Repeat each line word for word.

* * *

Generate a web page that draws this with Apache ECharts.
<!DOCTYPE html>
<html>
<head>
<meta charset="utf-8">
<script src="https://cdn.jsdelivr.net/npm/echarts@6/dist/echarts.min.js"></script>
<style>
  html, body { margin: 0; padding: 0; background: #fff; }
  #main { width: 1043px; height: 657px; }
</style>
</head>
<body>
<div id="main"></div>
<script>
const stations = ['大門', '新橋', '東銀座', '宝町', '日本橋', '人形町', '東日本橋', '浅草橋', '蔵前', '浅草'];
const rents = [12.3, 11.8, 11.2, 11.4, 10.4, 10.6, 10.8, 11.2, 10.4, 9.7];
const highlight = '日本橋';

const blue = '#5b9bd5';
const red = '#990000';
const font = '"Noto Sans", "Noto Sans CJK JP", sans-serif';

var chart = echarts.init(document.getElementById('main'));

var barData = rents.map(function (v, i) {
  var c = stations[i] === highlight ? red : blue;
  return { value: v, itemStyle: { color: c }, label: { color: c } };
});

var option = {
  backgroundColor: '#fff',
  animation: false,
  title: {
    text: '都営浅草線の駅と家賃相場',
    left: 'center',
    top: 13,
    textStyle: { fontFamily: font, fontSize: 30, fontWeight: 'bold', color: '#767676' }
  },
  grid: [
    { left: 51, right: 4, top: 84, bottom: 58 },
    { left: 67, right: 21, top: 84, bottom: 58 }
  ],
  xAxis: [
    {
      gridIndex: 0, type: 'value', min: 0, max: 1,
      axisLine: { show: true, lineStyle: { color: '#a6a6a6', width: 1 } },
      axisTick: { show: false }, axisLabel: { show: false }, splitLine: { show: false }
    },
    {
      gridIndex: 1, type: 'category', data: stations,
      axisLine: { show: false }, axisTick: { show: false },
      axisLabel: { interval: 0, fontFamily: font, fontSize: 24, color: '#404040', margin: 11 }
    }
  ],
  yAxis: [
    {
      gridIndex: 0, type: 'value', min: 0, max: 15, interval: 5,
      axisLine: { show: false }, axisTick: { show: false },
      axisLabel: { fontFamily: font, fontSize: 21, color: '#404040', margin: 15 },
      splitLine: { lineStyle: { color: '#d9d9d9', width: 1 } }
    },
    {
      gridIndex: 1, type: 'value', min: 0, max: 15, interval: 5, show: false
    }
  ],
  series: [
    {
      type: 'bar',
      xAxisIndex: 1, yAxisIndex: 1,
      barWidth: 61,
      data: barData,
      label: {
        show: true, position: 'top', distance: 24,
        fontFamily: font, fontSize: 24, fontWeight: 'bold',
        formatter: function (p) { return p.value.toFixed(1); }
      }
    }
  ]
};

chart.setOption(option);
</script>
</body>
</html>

* * *

- **Completed task**:
Generate a web page that draws this with Apache ECharts.
<!DOCTYPE html>
<html>
<head>
<meta charset="utf-8">
<script src="https://cdn.jsdelivr.net/npm/echarts@6/dist/echarts.min.js"></script>
<style>
  html, body { margin: 0; padding: 0; background: #fff; }
  #main { width: 1043px; height: 657px; }
</style>
</head>
<body>
<div id="main"></div>
<script>
const stations = ['大門', '新橋', '東銀座', '宝町', '日本橋', '人形町', '東日本橋', '浅草橋', '蔵前', '浅草'];
const rents = [12.3, 11.8, 11.2, 11.4, 10.4, 10.6, 10.8, 11.2, 10.4, 9.7];
const highlight = '日本橋';

const blue = '#5b9bd5';
const red = '#990000';
const font = '"Noto Sans", "Noto Sans CJK JP", sans-serif';

var chart = echarts.init(document.getElementById('main'));

var barData = rents.map(function (v, i) {
  var c = stations[i] === highlight ? red : blue;
  return { value: v, itemStyle: { color: c }, label: { color: c } };
});

var option = {
  backgroundColor: '#fff',
  animation: false,
  title: {
    text: '都営浅草線の駅と家賃相場',
    left: 'center',
    top: 13,
    textStyle: { fontFamily: font, fontSize: 30, fontWeight: 'bold', color: '#767676' }
  },
  grid: [
    { left: 51, right: 4, top: 84, bottom: 58 },
    { left: 67, right: 21, top: 84, bottom: 58 }
  ],
  xAxis: [
    {
      gridIndex: 0, type: 'value', min: 0, max: 1,
      axisLine: { show: true, lineStyle: { color: '#a6a6a6', width: 1 } },
      axisTick: { show: false }, axisLabel: { show: false }, splitLine: { show: false }
    },
    {
      gridIndex: 1, type: 'category', data: stations,
      axisLine: { show: false }, axisTick: { show: false },
      axisLabel: { interval: 0, fontFamily: font, fontSize: 24, color: '#404040', margin: 11 }
    }
  ],
  yAxis: [
    {
      gridIndex: 0, type: 'value', min: 0, max: 15, interval: 5,
      axisLine: { show: false }, axisTick: { show: false },
      axisLabel: { fontFamily: font, fontSize: 21, color: '#404040', margin: 15 },
      splitLine: { lineStyle: { color: '#d9d9d9', width: 1 } }
    },
    {
      gridIndex: 1, type: 'value', min: 0, max: 15, interval: 5, show: false
    }
  ],
  series: [
    {
      type: 'bar',
      xAxisIndex: 1, yAxisIndex: 1,
      barWidth: 61,
      data: barData,
      label: {
        show: true, position: 'top', distance: 24,
        fontFamily: font, fontSize: 24, fontWeight: 'bold',
        formatter: function (p) { return p.value.toFixed(1); }
      }
    }
  ]
};

chart.setOption(option);
</script>
</body>
</html>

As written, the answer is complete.